It is absolutely worthwhile to consider how to ensure that California’s public pension systems remain on a sound footing and able to provide a secure retirement for public workers. 

But issues about the cost/benefit of public employee pensions have become a major point of contention in the heated debate on how to fix California’s state budget problems. Pension-spiking poster children, manufactured data supposedly showing huge unfunded liabilities and false charges of labor intransigence have cast a dark cloud over public pensions.

For instance, a common claim is that pension costs will bankrupt state government. In fact, the entire costs of pensions for state workers in 2011 will be $3.5 billion, barely 4% out of an $85 billion budget. Add CalSTRS and the total is not even 6% of the budget. If we paid zero into public employee pensions and eliminated them altogether, we would not come close to solving the budget deficit.

In fact, the state of California pays less as a percentage of payroll for pensions today than it did in 1980. Meanwhile CalPERS has earned back more than $70 billion since the financial crisis and the system’s funding status is estimated near 70 percent.

As to spiking, California’s public worker unions and its pension system have supported curbs, backing strong legislation last year – unaccountably vetoed by Gov. Schwarzenegger – that would have virtually ended the practice.

Meanwhile, state employee unions went to the bargaining table – the best place in our view to work out pension changes — and negotiated agreements that significantly tightened the state’s pension formula and doubled what workers will pay towards their own retirement. At the state level, these negotiated changes restored the old rule that pensions be calculated on the average of the highest three years’ salary and doubled worker contributions to 10% of salary.

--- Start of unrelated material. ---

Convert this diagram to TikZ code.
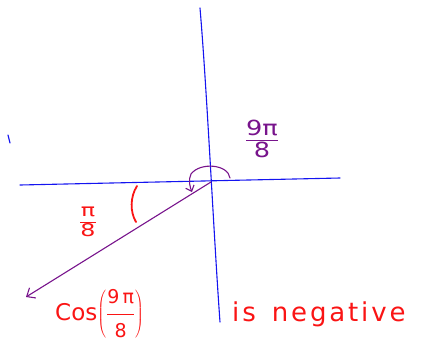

Meanwhile, on the spiking issue, we note that only some 2% of Cal PERS retirees and 2.2% of CalSTRS retirees have pensions above the poster child level of $100,000. The average CalPERS pension is about $25,000 per year.  Half of CalPERS retirees receive pensions of $18,000 per year or less. Unlike the private sector, many public employees do not receive Social Security, making pensions their sole source of retirement income other than savings.

Another proposal –  this one by the Little Hoover Commission – that would freeze future benefits for current workers alter and generally reduce future retirement benefits for current public works is unconstitutional and contravenes a substantial body of established law. 

In a letter of response to the report, CalSTRS notes the Commisison, “cites no case in California in which a court has held that pension benefits payable to existing employees, even for future service, could be reduced without being accompanied by comparable new advantages.”  Thus if adopted, such a recommendation would create a legal morass and a myriad of costly court battles while failing to provide any real benefit to the state budget.

Finally, and perhaps what should be of most concern to California’s taxpayers, recommendations like those of the Little Hoover Commission recommendations – though supposedly aimed at repairing the state budget – would not provide any immediate cost savings, while adding significant new costs to create and administer the new plans it proposes.

One proposal, for instance, adding teachers and public safety workers to Social Security, would require a substantial increase in state funding. Another, shifting more of future pension savings to defined contribution 401(k)-like plans, would make those savings less secure while adding significant new program costs.

Our own recommendation? Continue working in good faith at the bargaining table for needed changes, focusing on the true issues and not those manufactured to make a political point. Meanwhile, in our view, the larger pension concern should be for the vast and growing majority of American workers with savings hardly a quarter of what is needed to retire in dignity.

Dave Lowe is the Chairman of Californians for Health Care and Retirement Security.